DIRECTIVE
Omit all images. Transcribe the rest of the material below exactly.

SUPPLIED MATERIAL
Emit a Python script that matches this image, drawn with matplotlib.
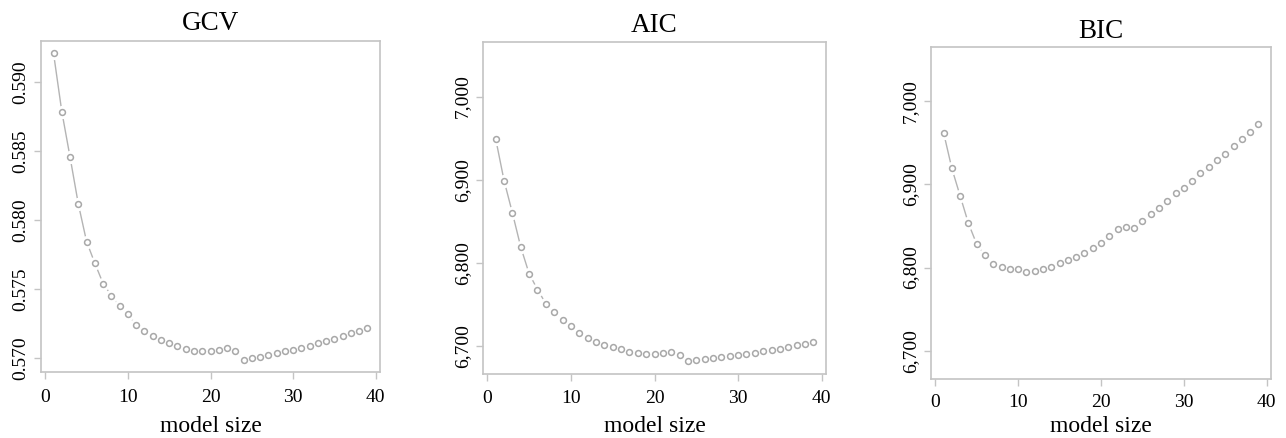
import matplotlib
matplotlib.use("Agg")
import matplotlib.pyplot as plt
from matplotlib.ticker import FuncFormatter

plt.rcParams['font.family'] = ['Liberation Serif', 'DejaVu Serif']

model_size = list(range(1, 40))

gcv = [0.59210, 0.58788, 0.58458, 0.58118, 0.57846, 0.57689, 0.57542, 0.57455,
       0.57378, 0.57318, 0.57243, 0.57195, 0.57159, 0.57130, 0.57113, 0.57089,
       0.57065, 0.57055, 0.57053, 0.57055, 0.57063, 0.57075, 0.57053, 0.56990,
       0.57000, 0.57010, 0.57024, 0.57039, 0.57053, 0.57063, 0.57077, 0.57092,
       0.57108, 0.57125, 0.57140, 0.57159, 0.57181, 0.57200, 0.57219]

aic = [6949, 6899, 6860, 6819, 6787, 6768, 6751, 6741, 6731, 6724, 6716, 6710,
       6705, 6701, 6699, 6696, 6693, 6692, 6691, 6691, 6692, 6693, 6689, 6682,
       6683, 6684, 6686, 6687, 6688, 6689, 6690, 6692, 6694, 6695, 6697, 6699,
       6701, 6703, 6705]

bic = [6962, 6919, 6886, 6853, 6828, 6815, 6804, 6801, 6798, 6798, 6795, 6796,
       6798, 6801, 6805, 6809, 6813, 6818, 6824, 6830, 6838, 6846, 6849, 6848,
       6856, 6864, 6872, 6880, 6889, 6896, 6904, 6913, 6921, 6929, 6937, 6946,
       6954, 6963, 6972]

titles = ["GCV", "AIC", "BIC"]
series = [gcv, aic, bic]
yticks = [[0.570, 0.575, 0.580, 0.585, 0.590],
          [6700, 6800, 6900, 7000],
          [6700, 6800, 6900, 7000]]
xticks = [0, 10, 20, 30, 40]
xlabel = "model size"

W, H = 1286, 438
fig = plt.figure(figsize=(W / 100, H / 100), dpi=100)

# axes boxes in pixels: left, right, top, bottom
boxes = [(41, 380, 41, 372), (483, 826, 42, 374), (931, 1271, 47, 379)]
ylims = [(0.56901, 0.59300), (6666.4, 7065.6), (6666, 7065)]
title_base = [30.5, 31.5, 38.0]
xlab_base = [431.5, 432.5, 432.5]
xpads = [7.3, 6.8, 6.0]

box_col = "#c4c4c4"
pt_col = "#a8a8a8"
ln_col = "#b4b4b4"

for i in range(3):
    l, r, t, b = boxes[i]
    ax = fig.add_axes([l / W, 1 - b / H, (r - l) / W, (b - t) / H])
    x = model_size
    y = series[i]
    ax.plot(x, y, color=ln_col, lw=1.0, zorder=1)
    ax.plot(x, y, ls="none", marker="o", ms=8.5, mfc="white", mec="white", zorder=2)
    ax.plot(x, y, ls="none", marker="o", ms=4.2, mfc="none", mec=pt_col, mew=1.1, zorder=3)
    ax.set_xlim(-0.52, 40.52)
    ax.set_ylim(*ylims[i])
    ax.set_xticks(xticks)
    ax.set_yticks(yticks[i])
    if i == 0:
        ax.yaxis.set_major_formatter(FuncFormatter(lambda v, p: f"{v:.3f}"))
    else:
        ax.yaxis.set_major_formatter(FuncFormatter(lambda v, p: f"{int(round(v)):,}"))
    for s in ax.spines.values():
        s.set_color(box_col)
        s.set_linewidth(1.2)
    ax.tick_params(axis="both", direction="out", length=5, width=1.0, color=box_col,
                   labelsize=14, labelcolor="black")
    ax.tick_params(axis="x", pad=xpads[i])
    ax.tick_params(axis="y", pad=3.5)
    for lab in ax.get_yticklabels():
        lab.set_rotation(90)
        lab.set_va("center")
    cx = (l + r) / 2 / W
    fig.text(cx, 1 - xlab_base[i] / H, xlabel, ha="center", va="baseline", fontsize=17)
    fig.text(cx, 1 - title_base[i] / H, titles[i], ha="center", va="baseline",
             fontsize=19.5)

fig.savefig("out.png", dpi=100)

ANSWER IN FULL
Emit a Python script that matches this image, drawn with matplotlib.
import matplotlib
matplotlib.use("Agg")
import matplotlib.pyplot as plt
from matplotlib.ticker import FuncFormatter

plt.rcParams['font.family'] = ['Liberation Serif', 'DejaVu Serif']

model_size = list(range(1, 40))

gcv = [0.59210, 0.58788, 0.58458, 0.58118, 0.57846, 0.57689, 0.57542, 0.57455,
       0.57378, 0.57318, 0.57243, 0.57195, 0.57159, 0.57130, 0.57113, 0.57089,
       0.57065, 0.57055, 0.57053, 0.57055, 0.57063, 0.57075, 0.57053, 0.56990,
       0.57000, 0.57010, 0.57024, 0.57039, 0.57053, 0.57063, 0.57077, 0.57092,
       0.57108, 0.57125, 0.57140, 0.57159, 0.57181, 0.57200, 0.57219]

aic = [6949, 6899, 6860, 6819, 6787, 6768, 6751, 6741, 6731, 6724, 6716, 6710,
       6705, 6701, 6699, 6696, 6693, 6692, 6691, 6691, 6692, 6693, 6689, 6682,
       6683, 6684, 6686, 6687, 6688, 6689, 6690, 6692, 6694, 6695, 6697, 6699,
       6701, 6703, 6705]

bic = [6962, 6919, 6886, 6853, 6828, 6815, 6804, 6801, 6798, 6798, 6795, 6796,
       6798, 6801, 6805, 6809, 6813, 6818, 6824, 6830, 6838, 6846, 6849, 6848,
       6856, 6864, 6872, 6880, 6889, 6896, 6904, 6913, 6921, 6929, 6937, 6946,
       6954, 6963, 6972]

titles = ["GCV", "AIC", "BIC"]
series = [gcv, aic, bic]
yticks = [[0.570, 0.575, 0.580, 0.585, 0.590],
          [6700, 6800, 6900, 7000],
          [6700, 6800, 6900, 7000]]
xticks = [0, 10, 20, 30, 40]
xlabel = "model size"

W, H = 1286, 438
fig = plt.figure(figsize=(W / 100, H / 100), dpi=100)

# axes boxes in pixels: left, right, top, bottom
boxes = [(41, 380, 41, 372), (483, 826, 42, 374), (931, 1271, 47, 379)]
ylims = [(0.56901, 0.59300), (6666.4, 7065.6), (6666, 7065)]
title_base = [30.5, 31.5, 38.0]
xlab_base = [431.5, 432.5, 432.5]
xpads = [7.3, 6.8, 6.0]

box_col = "#c4c4c4"
pt_col = "#a8a8a8"
ln_col = "#b4b4b4"

for i in range(3):
    l, r, t, b = boxes[i]
    ax = fig.add_axes([l / W, 1 - b / H, (r - l) / W, (b - t) / H])
    x = model_size
    y = series[i]
    ax.plot(x, y, color=ln_col, lw=1.0, zorder=1)
    ax.plot(x, y, ls="none", marker="o", ms=8.5, mfc="white", mec="white", zorder=2)
    ax.plot(x, y, ls="none", marker="o", ms=4.2, mfc="none", mec=pt_col, mew=1.1, zorder=3)
    ax.set_xlim(-0.52, 40.52)
    ax.set_ylim(*ylims[i])
    ax.set_xticks(xticks)
    ax.set_yticks(yticks[i])
    if i == 0:
        ax.yaxis.set_major_formatter(FuncFormatter(lambda v, p: f"{v:.3f}"))
    else:
        ax.yaxis.set_major_formatter(FuncFormatter(lambda v, p: f"{int(round(v)):,}"))
    for s in ax.spines.values():
        s.set_color(box_col)
        s.set_linewidth(1.2)
    ax.tick_params(axis="both", direction="out", length=5, width=1.0, color=box_col,
                   labelsize=14, labelcolor="black")
    ax.tick_params(axis="x", pad=xpads[i])
    ax.tick_params(axis="y", pad=3.5)
    for lab in ax.get_yticklabels():
        lab.set_rotation(90)
        lab.set_va("center")
    cx = (l + r) / 2 / W
    fig.text(cx, 1 - xlab_base[i] / H, xlabel, ha="center", va="baseline", fontsize=17)
    fig.text(cx, 1 - title_base[i] / H, titles[i], ha="center", va="baseline",
             fontsize=19.5)

fig.savefig("out.png", dpi=100)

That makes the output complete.